ESPOL parted company with the traditional-model research university after spinning off a large chunk of campus for the site of PARCON ESPOL, a 190-hectare, world-class knowledge park where synergies between the academic, productive and research communities can be harnessed. The seven private sector R&D institutes currently doing business there are dedicated to information technology, biotechnology, water, and sustainable development issues, nanotechnology and alternative energies, among other focuses.  


“The education our students receive is meant to add value to the final product, which in this case means their professional careers on the one hand, and the innovations we hope they will incorporate into the productive matrix during the course of it”

Sergio Flores, Rector, ESPOL 

And that’s just for starters.

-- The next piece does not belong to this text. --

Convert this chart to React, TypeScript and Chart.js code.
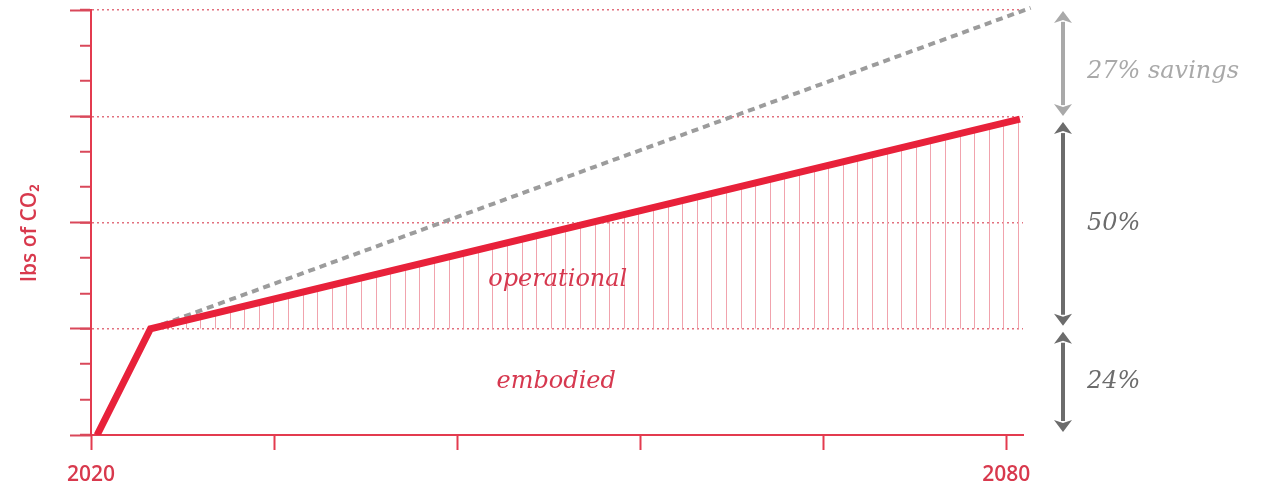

Mr. Flores is betting heavily that once PARCON ESPOL is fully up and running, authorities will green light a Special Development Zone known as ZILE covering much of the western coast. Goods that enter Ecuador temporarily via nearby air and seaports would remain duty free until after they are treated or otherwise modified with the technology at hand to add to their value before they exit the ZILE. “We should have done it all at once, instead of in stages, but twenty years ago the government then in office had other priorities,” adds Mr. Flores with just a hint of regret.